Playtime meets children’s social and emotional needs.

Countless studies prove playtime promotes stronger social and emotional development.  Experts link playtime to improvements in academic skills, classroom behavior, healthy emotional attitudes and better adjustment to school life. Playtime also lowers stress and anxiety, minimizing outburst, nail-biting and temper tantrums.

On the playground or in the gym is where students relax and recharge their batteries, develop social skills and make giant strides in autonomy, communication and respect for rules. Struggling students gain confidence in an environment proven to reduce school violence.

Children also mix better during recess, blurring the lines between boys and girls, young children and old, and children from different cultures. Children gain the chance to break away from classmates, collect their thoughts and be alone for a while. Playtime becomes an important reason for children to come to school every day.

Playtime promotes brain development and learning.

Beyond social and emotional development, playtime boosts language development, problem solving, risk management and independent learning skills. Brain imaging shows children learn better after a break for physical activity and unstructured play. Extra recess in school can also improve discipline, focus and academic success.

French schools also notice playtime between lessons improves behavior, concentration and learning. By enhancing early development by as much as 33% to 67%, playtime is good for both educational development and everyday intellectual life.

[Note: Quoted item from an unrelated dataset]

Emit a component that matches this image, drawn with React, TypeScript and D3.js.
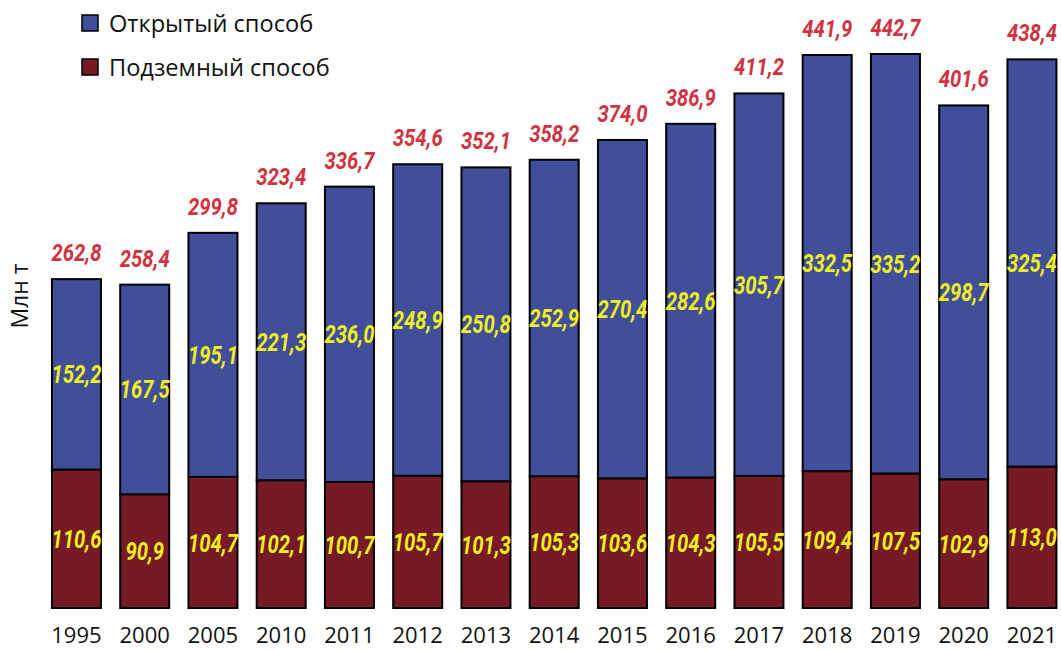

Playtime promotes the balance of work and letting off steam that children need to flourish in a healthy educational environment.

Experts also link playtime to creative problem-solving, cooperation and logical thinking. On the playground, children establish a sense of self-worth, using their own resources of mind and body to engage in imaginative activities. Children explore and exercise their own sense of wonder, boosting creativity in the process.

Playtime meets children’s physical needs. 

More than just keep children fit, playtime decreases the risk of obesity, high blood pressure, high cholesterol and inactive lifestyles. Outdoor play especially stimulates the senses — from the breath of fresh air, to the smell of fresh plants, to the feel of green grass, and the run to a favorite slide.

The playground is also where children learn about their bodies and how to control themselves in their environment. Activities like jumping rope, kickball and hopscotch encourage students to take turns, negotiate rules and cooperate.